Animal research has brought a dramatic progress into medicine. With the help of animal research, smallpox has been wiped out worldwide. Micro-surgery to reattach hearts, lungs, and other transplants are all possible because of animal research. Since the turn of the century, animal research has helped increase our life-span by nearly 28 years.

And now, animal research is leading to dramatic progress against AIDS and Alzheimer s disease.

Working with animals in research is necessary. Scientists need to test medical treatments for effectiveness and test new drugs for safety before beginning human testing. Small animals, usually rats, are used to determine the possible side effects of new drugs. After animal tests have proven the safety of new drugs, patients asked to participate in further studies can be assured that they may fare better, and will not do worse than if they were given standard treatment or no treatment. New surgical techniques first must be carefully developed and tested in living, breathing, whole organ systems with systems much like ours. The doctors who perform today s surgeries, as well as doctors in training, must develop the necessary skills before patients lives are entrusted to their care. Neither computer models, cell cultures, nor artificial substances can simulate flesh, muscle, blood, and organs like the ones in live animals.

There is no alternative to animal research. Living systems are complex. The nervous system, blood and brain chemistry, and gland secretions are all interrelated.
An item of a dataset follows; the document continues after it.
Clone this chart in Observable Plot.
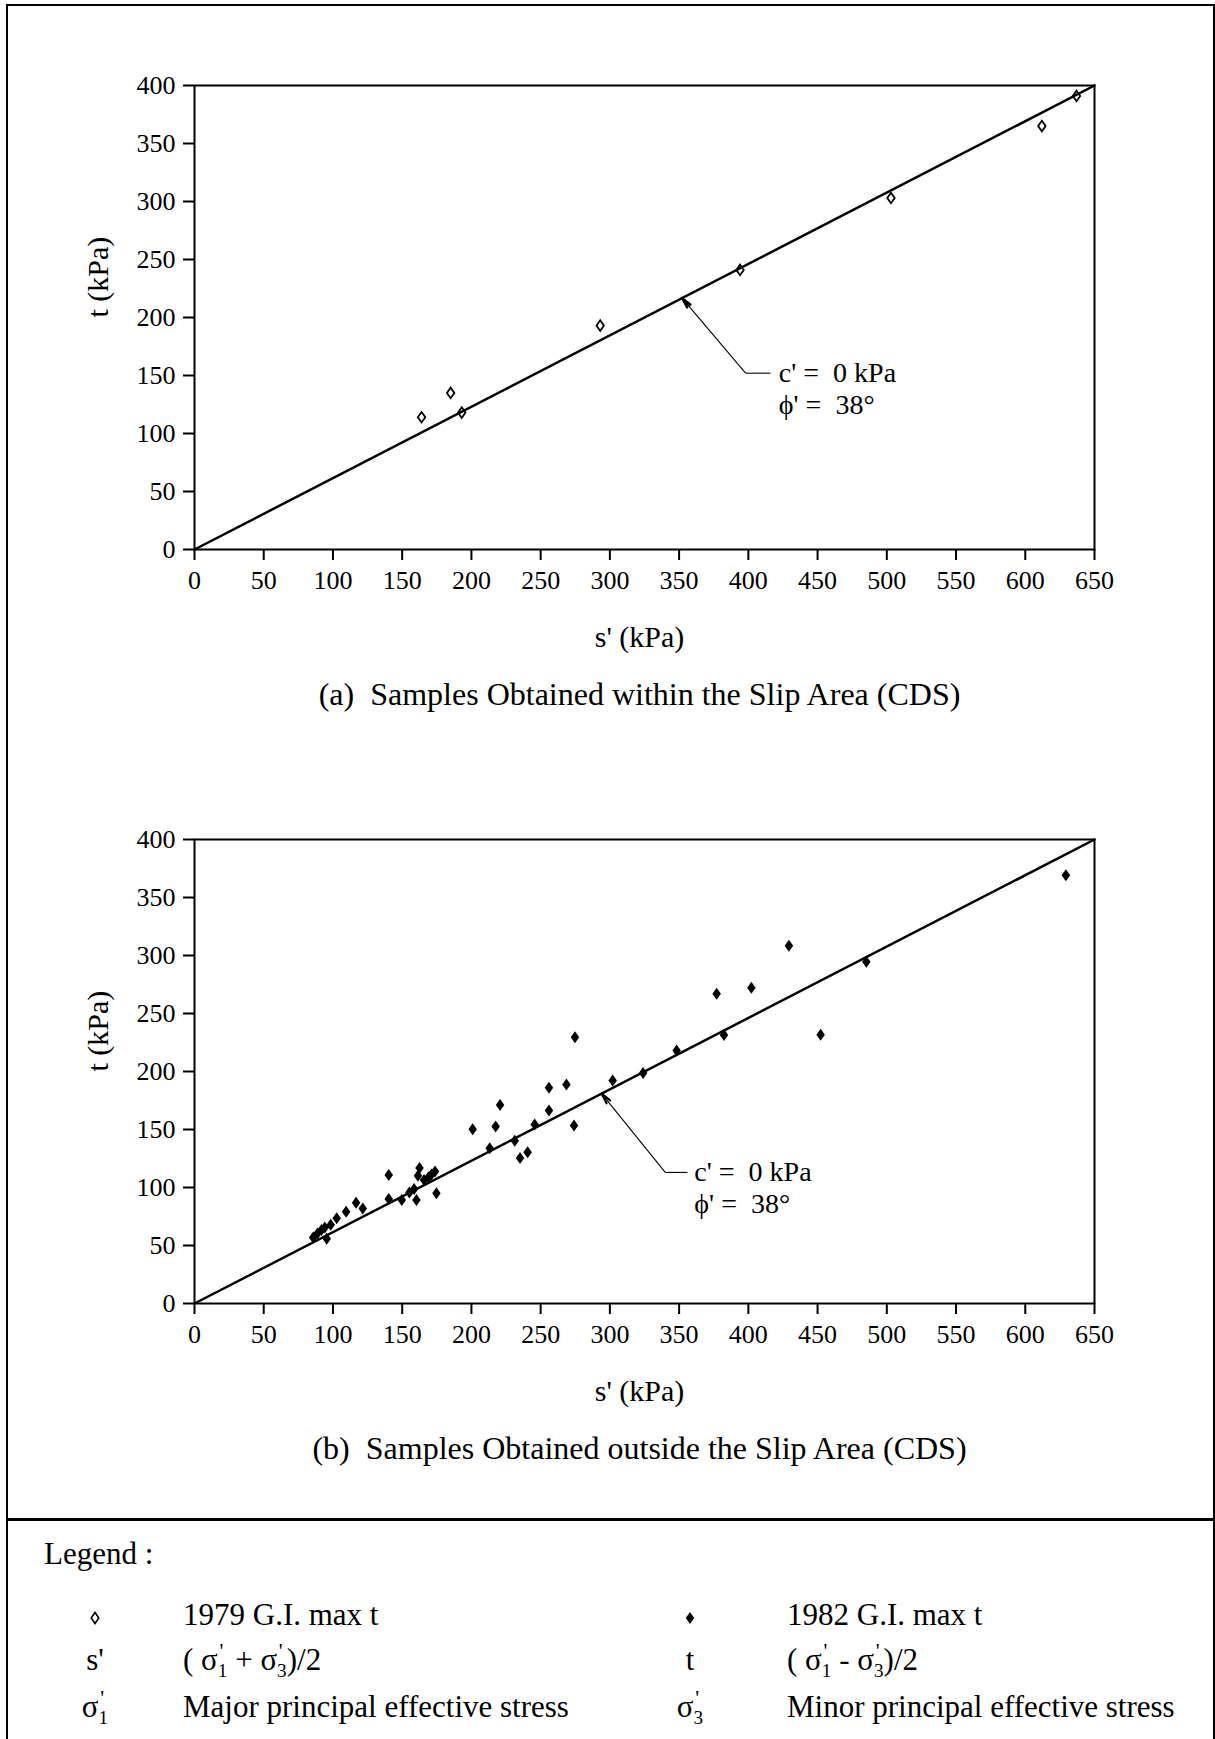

It is impossible to explore, explain or predict the course of many diseases or the effects of many treatments without observing and testing the entire living system.

Cell and tissue cultures, often suggested as alternatives to using animals, have been used in medical research for many years. But these are only isolated tests. And isolated tests will give only isolated results, which may have little relation to a whole living system.

I believe in animal research and support organizations such as AMA and AMP with their cause. I think it is necessary to test drugs and vaccines on animals before we attempt them on humans. Because of that I disagree completely with animal rights groups and their aspect. If they don t want to test things on animals then they should be volunteering for those experimental drugs to be injected into their bodies with the risk of death.